States are required to phase out tax structures that shift costs to the federal government.
The Centers for Medicare & Medicaid Services (CMS) finalized a rule to end certain health care–related tax arrangements that federal officials say allowed states to increase federal Medicaid payments while reducing their own financial contributions. The agency said the rule reinforced existing statutory limits by prohibiting higher tax rates on Medicaid-related business than on non-Medicaid business and by blocking indirect or opaque tax structures.
According to CMS, such arrangements generated an estimated $24 billion annually for state budgets and contributed to growth in the federal share of Medicaid spending over the past decade.

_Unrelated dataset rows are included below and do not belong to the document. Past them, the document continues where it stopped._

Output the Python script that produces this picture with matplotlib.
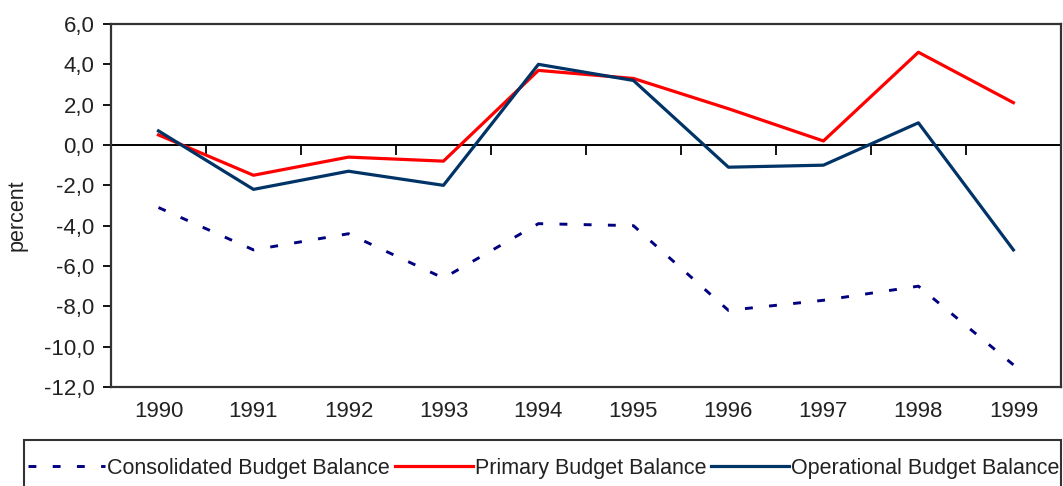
#%%
# Budget balances 1990-1999, recreated with matplotlib
import numpy as np
import matplotlib.pyplot as plt
from matplotlib.ticker import FuncFormatter
from matplotlib.patches import Rectangle

plt.rcParams['font.family'] = ['Liberation Sans', 'DejaVu Sans']

# Data
years = ['1990', '1991', '1992', '1993', '1994', '1995', '1996', '1997', '1998', '1999']
consolidated = [-3.1, -5.2, -4.4, -6.6, -3.9, -4.0, -8.2, -7.7, -7.0, -10.9]
primary = [0.5, -1.5, -0.6, -0.8, 3.7, 3.3, 1.8, 0.2, 4.6, 2.1]
operational = [0.7, -2.2, -1.3, -2.0, 4.0, 3.2, -1.1, -1.0, 1.1, -5.2]
y_ticks = [-12, -10, -8, -6, -4, -2, 0, 2, 4, 6]

fig = plt.figure(figsize=(10.63, 4.86), dpi=100)
ax = fig.add_axes([0.1044, 0.2037, 0.8936, 0.7469])

x = np.arange(len(years))
ax.plot(x, consolidated, color='#000080', lw=2.1, linestyle=(0, (2.7, 5.6)),
        label='Consolidated Budget Balance')
ax.plot(x, primary, color='#ff0000', lw=2.3, label='Primary Budget Balance')
ax.plot(x, operational, color='#003366', lw=2.3, label='Operational Budget Balance')

ax.set_xlim(-0.5, len(years) - 0.5)
ax.set_ylim(-12, 6)

# category labels at bottom, no ticks there
ax.set_xticks(x)
ax.set_xticklabels(years)
ax.tick_params(axis='x', length=0, pad=10, labelsize=16, colors='#222222')

ax.set_yticks(y_ticks)
ax.yaxis.set_major_formatter(FuncFormatter(lambda v, p: f'{v:.1f}'.replace('.', ',')))
ax.tick_params(axis='y', direction='out', length=6, width=1.3, pad=6,
               labelsize=16, labelcolor='#222222')
ax.set_ylabel('percent', fontsize=15.5, color='#222222')
ax.yaxis.set_label_coords(-0.088, 0.474)

for s in ax.spines.values():
    s.set_color('#333333')
    s.set_linewidth(1.6)

# zero axis with ticks between categories
zero_ax = ax.secondary_xaxis(0, transform=ax.transData)
zero_ax.set_xticks(np.arange(-0.5, len(years), 1.0))
zero_ax.set_xticklabels([])
zero_ax.tick_params(direction='out', length=7, width=1.3, color='black')
zero_ax.spines['bottom'].set_color('black')
zero_ax.spines['bottom'].set_linewidth(1.4)

# legend row, frame drawn separately (it runs off the bottom of the image)
leg = fig.legend(loc='center left', bbox_to_anchor=(0.0263, 0.037), ncol=3,
                 fontsize=15.5, frameon=False,
                 handlelength=3.6, handletextpad=0.08, columnspacing=0.25,
                 borderpad=0, borderaxespad=0)
for t in leg.get_texts():
    t.set_color('#222222')
fig.patches.append(Rectangle((0.0226, -0.1), 0.9755, 0.1947, transform=fig.transFigure,
                             fill=False, edgecolor='#333333', lw=1.5))

fig.savefig('out.png', dpi=100)
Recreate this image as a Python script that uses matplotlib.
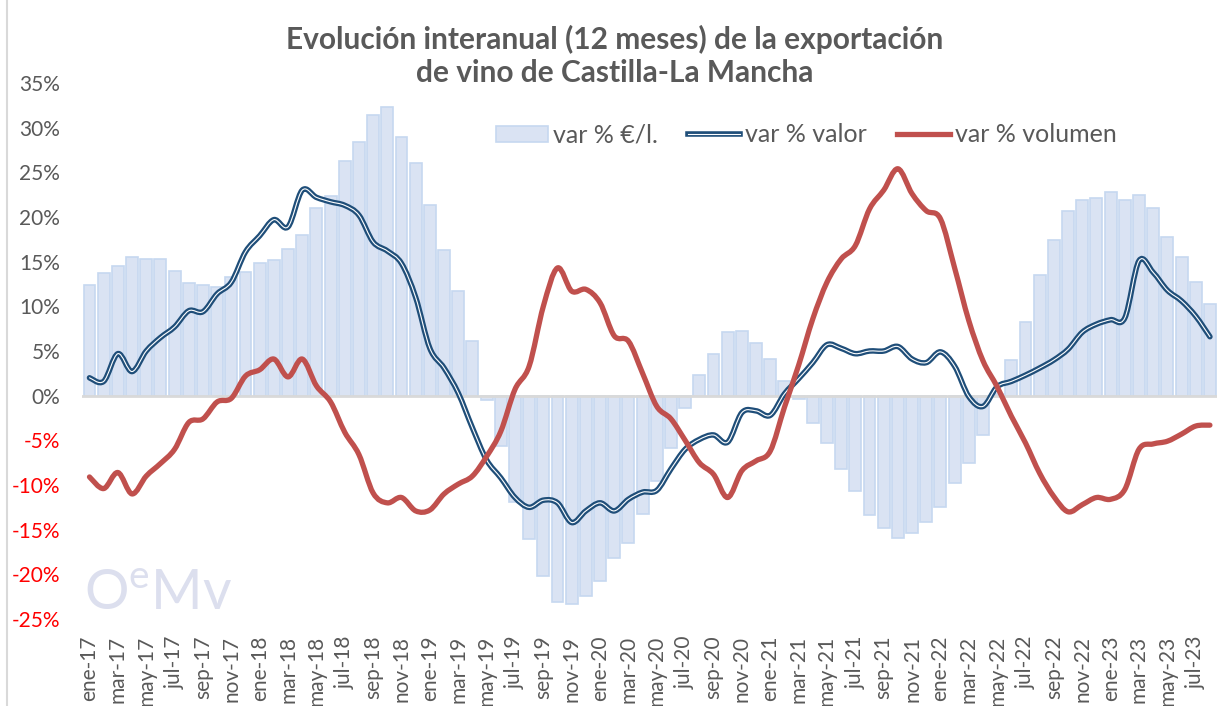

“Medicaid only works when every partner meets its obligations. … With this rule, CMS is ending these inappropriate schemes and ensuring every federal Medicaid dollar is used as Congress intended,” said CMS Administrator Dr. Mehmet Oz.
The rule establishes phased compliance deadlines through fiscal year 2028 and implements directives passed by Congress, with the agency stating that federal Medicaid funds must be used solely to support eligible beneficiaries.
As the Lord Leads, Pray with Us…
- For Administrator Oz and other CMS personnel as they work to implement reforms that balance out state contributions for Medicaid recipients.
- For federal and state officials as they transition to the congressionally mandated coverage of care under Medicaid.
- For the president and department secretaries as they seek to protect taxpayer resources and ensure effective aid to states.